Johan Carel Zentgraaff — Three Duets for Two German Flutes, Opus I (1784)

 

 

 

 
 

Doblinger DM 1247

Duetto I - C major:

Allegro [midi]
Menuetto Grazioso [midi]
Allegro [midi]


Doblinger DM 1248

Duetto II - D major:

Allegro con Spirito [midi]
Andantino con Variatione [midi]

Doblinger DM 1249

Duetto III - C major:

Allegro moderato [midi]
Allemande [midi]

 

 

 

Johan Carel Zentgraaff

Johan Carel (Johann Carol) Zentgraaff (1732 -1800) was a flautist born in Stadtlengsfeld, Saxony, who spent most of his life in The Netherlands. On 15 April 1756 he was enrolled as a member of the Evangelical Lutheran Church in Leiden, a year later he registered as a musician at the university in that city. In 1766 he moved to Rotterdam, remaining there for the rest of his life.

In 1773 Zentgraaff took over from Petrus Albertus van Hagen the management of the concert hall in the Bierstraat in the middle of Rotterdam's dockland. Many internationally known musicians visited the city on their way to or back from London and performed there. When the owners of the house sold the concert hall in 1783, Zentgraaff could not afford to bid for it, and the house was bought by another musician. Zentgraaff settled on the other side of the street, and there he and the violinist Johann Heinrich Schröter opened another concert hall.
Due to marital problems, this venture did not last long. In 1788 the maidservant testified to a notary at Zentgraaff's wife's request, that she had been present when Zentgraaff mistreated, hit, berated and threatened his wife. Furthermore, Zentgraaff had a lot of money in his office, about which his wife knew nothing. Four days later, the terms of divorce were drawn up. Zentgraaff had to leave the house. From this point on, hardly anything is known about him. He appears to have been in straitened circumstances, for in 1797 the newspaper "Rotterdamsche Courant" printed a notice warning that no goods should be delivered to him without a receipt, because they would otherwise not be paid for. Zentgraaff died three years later, on 19 April 1800.
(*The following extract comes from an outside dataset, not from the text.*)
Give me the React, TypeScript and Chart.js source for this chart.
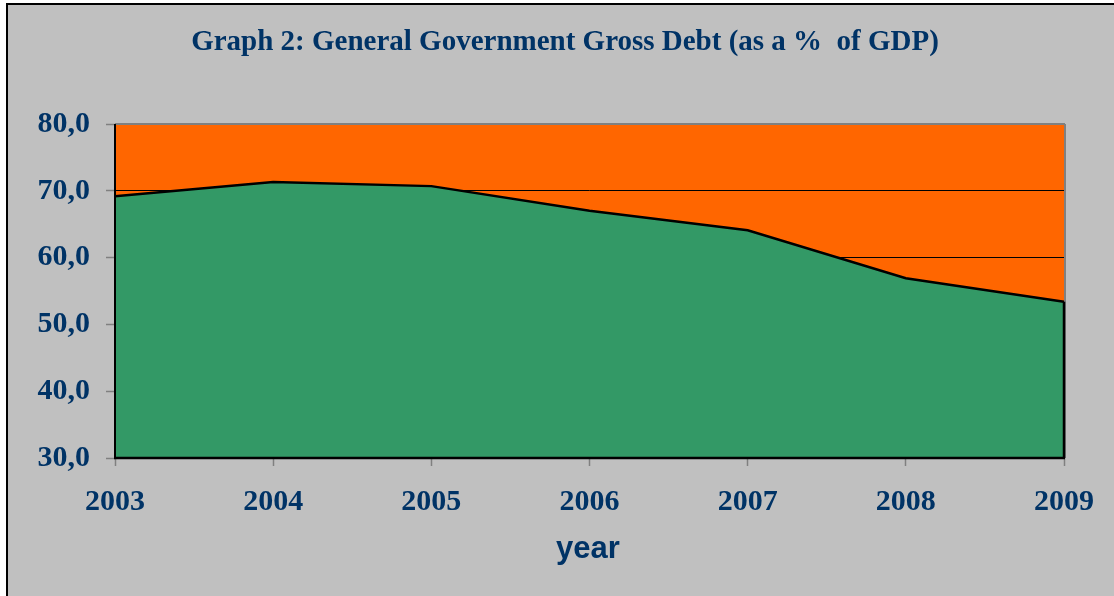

The only known works by Zentgraaff are the three flute duets. They were published in 1784 by John Bland of London as "Three / DUETTS / for two / German Flutes, / Composed by / J: C: Zentgraaff. / Op. 1. " In September 1784 the composer announced the edition in the "Rotterdamsche Courant". The duets are in a lively, virtuoso classical style. It is notable that the compass extends downwards to c#' instead of the usual d'. In the second half of the 18th century attempts were made to extend the lower range of the flute by a whole tone using c# and c keys. Zentgraaff had probably become acquainted with such an instrument two years before his duets were published, when Christian Karl Hartmann played in his concert hall on "a flute of new invention, with c keys, in the key of the oboe", as the announcement put it. The only extant copy of the duets is located in the Library of Congress in Washington.